• Exercise brief: Type out the complete listing below word for word, without its pictures.

• Supplied data:
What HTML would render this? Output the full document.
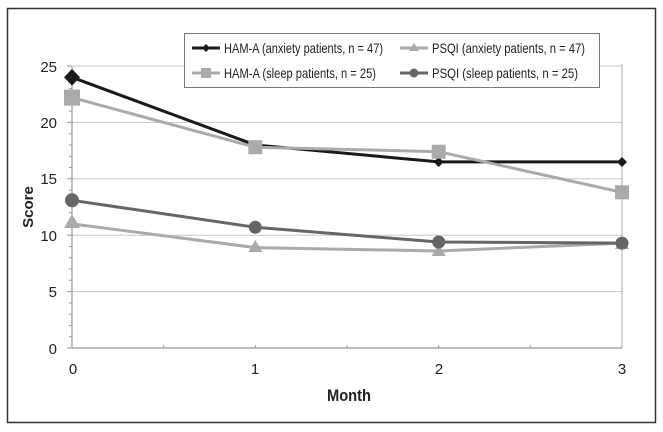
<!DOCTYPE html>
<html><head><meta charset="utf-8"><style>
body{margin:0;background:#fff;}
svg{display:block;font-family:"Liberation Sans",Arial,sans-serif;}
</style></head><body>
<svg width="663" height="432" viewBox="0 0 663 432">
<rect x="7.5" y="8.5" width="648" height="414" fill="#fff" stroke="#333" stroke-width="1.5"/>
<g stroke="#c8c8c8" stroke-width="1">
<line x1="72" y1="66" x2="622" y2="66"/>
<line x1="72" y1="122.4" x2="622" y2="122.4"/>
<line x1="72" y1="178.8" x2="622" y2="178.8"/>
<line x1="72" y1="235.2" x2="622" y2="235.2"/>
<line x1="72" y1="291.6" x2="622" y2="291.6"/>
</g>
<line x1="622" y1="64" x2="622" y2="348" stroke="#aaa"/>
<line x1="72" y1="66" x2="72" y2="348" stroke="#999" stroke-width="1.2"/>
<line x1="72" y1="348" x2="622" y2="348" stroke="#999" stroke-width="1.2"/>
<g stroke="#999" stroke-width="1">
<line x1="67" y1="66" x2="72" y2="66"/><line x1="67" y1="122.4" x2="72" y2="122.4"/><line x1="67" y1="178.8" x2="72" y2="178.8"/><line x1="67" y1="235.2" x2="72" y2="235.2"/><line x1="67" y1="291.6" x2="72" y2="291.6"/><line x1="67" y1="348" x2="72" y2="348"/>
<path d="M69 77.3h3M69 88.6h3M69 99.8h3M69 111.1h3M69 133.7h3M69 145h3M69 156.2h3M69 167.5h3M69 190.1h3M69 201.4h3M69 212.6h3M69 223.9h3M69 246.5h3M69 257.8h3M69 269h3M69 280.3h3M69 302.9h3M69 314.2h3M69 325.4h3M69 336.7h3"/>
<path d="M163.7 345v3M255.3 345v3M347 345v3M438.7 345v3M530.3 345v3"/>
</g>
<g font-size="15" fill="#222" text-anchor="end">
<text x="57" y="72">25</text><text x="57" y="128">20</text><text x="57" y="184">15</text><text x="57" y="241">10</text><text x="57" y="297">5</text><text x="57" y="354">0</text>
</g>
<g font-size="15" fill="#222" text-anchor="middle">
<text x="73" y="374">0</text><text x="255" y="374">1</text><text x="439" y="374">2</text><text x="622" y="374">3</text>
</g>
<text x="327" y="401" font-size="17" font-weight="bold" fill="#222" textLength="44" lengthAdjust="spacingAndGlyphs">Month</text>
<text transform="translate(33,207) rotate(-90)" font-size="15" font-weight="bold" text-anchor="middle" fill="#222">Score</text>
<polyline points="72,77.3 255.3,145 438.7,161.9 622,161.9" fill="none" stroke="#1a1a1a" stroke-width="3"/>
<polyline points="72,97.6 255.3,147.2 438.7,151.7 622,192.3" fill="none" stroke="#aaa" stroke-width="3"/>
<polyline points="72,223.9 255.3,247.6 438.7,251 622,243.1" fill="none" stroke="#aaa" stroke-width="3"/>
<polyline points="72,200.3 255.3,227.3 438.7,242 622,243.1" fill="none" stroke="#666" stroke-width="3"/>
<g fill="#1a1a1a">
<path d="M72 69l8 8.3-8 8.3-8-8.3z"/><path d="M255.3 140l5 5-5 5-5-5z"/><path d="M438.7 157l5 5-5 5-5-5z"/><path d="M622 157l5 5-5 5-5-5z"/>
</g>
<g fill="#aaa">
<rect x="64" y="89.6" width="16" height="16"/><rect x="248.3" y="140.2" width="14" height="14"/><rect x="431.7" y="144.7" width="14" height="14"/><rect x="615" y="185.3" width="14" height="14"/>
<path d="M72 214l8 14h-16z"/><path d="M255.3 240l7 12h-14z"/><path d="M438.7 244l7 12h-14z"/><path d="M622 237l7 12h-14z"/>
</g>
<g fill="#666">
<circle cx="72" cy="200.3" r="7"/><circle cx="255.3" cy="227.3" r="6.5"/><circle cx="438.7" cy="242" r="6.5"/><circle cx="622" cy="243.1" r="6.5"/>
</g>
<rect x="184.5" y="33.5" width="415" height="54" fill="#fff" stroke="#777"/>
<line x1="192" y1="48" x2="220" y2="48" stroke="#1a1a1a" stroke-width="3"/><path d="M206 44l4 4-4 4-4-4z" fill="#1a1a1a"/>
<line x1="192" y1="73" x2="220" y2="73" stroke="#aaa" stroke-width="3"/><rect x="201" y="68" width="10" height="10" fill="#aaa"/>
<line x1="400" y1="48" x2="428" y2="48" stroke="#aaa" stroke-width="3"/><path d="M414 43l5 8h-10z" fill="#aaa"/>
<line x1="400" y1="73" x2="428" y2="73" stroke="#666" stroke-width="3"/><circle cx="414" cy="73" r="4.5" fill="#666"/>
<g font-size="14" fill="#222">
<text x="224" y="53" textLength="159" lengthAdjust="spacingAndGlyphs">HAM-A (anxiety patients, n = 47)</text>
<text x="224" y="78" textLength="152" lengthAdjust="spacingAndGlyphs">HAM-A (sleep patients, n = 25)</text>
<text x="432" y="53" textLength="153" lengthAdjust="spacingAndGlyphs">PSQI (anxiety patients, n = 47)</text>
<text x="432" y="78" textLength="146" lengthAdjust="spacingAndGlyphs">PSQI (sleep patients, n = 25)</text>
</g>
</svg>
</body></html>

• Result for this task:
What HTML would render this? Output the full document.
<!DOCTYPE html>
<html><head><meta charset="utf-8"><style>
body{margin:0;background:#fff;}
svg{display:block;font-family:"Liberation Sans",Arial,sans-serif;}
</style></head><body>
<svg width="663" height="432" viewBox="0 0 663 432">
<rect x="7.5" y="8.5" width="648" height="414" fill="#fff" stroke="#333" stroke-width="1.5"/>
<g stroke="#c8c8c8" stroke-width="1">
<line x1="72" y1="66" x2="622" y2="66"/>
<line x1="72" y1="122.4" x2="622" y2="122.4"/>
<line x1="72" y1="178.8" x2="622" y2="178.8"/>
<line x1="72" y1="235.2" x2="622" y2="235.2"/>
<line x1="72" y1="291.6" x2="622" y2="291.6"/>
</g>
<line x1="622" y1="64" x2="622" y2="348" stroke="#aaa"/>
<line x1="72" y1="66" x2="72" y2="348" stroke="#999" stroke-width="1.2"/>
<line x1="72" y1="348" x2="622" y2="348" stroke="#999" stroke-width="1.2"/>
<g stroke="#999" stroke-width="1">
<line x1="67" y1="66" x2="72" y2="66"/><line x1="67" y1="122.4" x2="72" y2="122.4"/><line x1="67" y1="178.8" x2="72" y2="178.8"/><line x1="67" y1="235.2" x2="72" y2="235.2"/><line x1="67" y1="291.6" x2="72" y2="291.6"/><line x1="67" y1="348" x2="72" y2="348"/>
<path d="M69 77.3h3M69 88.6h3M69 99.8h3M69 111.1h3M69 133.7h3M69 145h3M69 156.2h3M69 167.5h3M69 190.1h3M69 201.4h3M69 212.6h3M69 223.9h3M69 246.5h3M69 257.8h3M69 269h3M69 280.3h3M69 302.9h3M69 314.2h3M69 325.4h3M69 336.7h3"/>
<path d="M163.7 345v3M255.3 345v3M347 345v3M438.7 345v3M530.3 345v3"/>
</g>
<g font-size="15" fill="#222" text-anchor="end">
<text x="57" y="72">25</text><text x="57" y="128">20</text><text x="57" y="184">15</text><text x="57" y="241">10</text><text x="57" y="297">5</text><text x="57" y="354">0</text>
</g>
<g font-size="15" fill="#222" text-anchor="middle">
<text x="73" y="374">0</text><text x="255" y="374">1</text><text x="439" y="374">2</text><text x="622" y="374">3</text>
</g>
<text x="327" y="401" font-size="17" font-weight="bold" fill="#222" textLength="44" lengthAdjust="spacingAndGlyphs">Month</text>
<text transform="translate(33,207) rotate(-90)" font-size="15" font-weight="bold" text-anchor="middle" fill="#222">Score</text>
<polyline points="72,77.3 255.3,145 438.7,161.9 622,161.9" fill="none" stroke="#1a1a1a" stroke-width="3"/>
<polyline points="72,97.6 255.3,147.2 438.7,151.7 622,192.3" fill="none" stroke="#aaa" stroke-width="3"/>
<polyline points="72,223.9 255.3,247.6 438.7,251 622,243.1" fill="none" stroke="#aaa" stroke-width="3"/>
<polyline points="72,200.3 255.3,227.3 438.7,242 622,243.1" fill="none" stroke="#666" stroke-width="3"/>
<g fill="#1a1a1a">
<path d="M72 69l8 8.3-8 8.3-8-8.3z"/><path d="M255.3 140l5 5-5 5-5-5z"/><path d="M438.7 157l5 5-5 5-5-5z"/><path d="M622 157l5 5-5 5-5-5z"/>
</g>
<g fill="#aaa">
<rect x="64" y="89.6" width="16" height="16"/><rect x="248.3" y="140.2" width="14" height="14"/><rect x="431.7" y="144.7" width="14" height="14"/><rect x="615" y="185.3" width="14" height="14"/>
<path d="M72 214l8 14h-16z"/><path d="M255.3 240l7 12h-14z"/><path d="M438.7 244l7 12h-14z"/><path d="M622 237l7 12h-14z"/>
</g>
<g fill="#666">
<circle cx="72" cy="200.3" r="7"/><circle cx="255.3" cy="227.3" r="6.5"/><circle cx="438.7" cy="242" r="6.5"/><circle cx="622" cy="243.1" r="6.5"/>
</g>
<rect x="184.5" y="33.5" width="415" height="54" fill="#fff" stroke="#777"/>
<line x1="192" y1="48" x2="220" y2="48" stroke="#1a1a1a" stroke-width="3"/><path d="M206 44l4 4-4 4-4-4z" fill="#1a1a1a"/>
<line x1="192" y1="73" x2="220" y2="73" stroke="#aaa" stroke-width="3"/><rect x="201" y="68" width="10" height="10" fill="#aaa"/>
<line x1="400" y1="48" x2="428" y2="48" stroke="#aaa" stroke-width="3"/><path d="M414 43l5 8h-10z" fill="#aaa"/>
<line x1="400" y1="73" x2="428" y2="73" stroke="#666" stroke-width="3"/><circle cx="414" cy="73" r="4.5" fill="#666"/>
<g font-size="14" fill="#222">
<text x="224" y="53" textLength="159" lengthAdjust="spacingAndGlyphs">HAM-A (anxiety patients, n = 47)</text>
<text x="224" y="78" textLength="152" lengthAdjust="spacingAndGlyphs">HAM-A (sleep patients, n = 25)</text>
<text x="432" y="53" textLength="153" lengthAdjust="spacingAndGlyphs">PSQI (anxiety patients, n = 47)</text>
<text x="432" y="78" textLength="146" lengthAdjust="spacingAndGlyphs">PSQI (sleep patients, n = 25)</text>
</g>
</svg>
</body></html>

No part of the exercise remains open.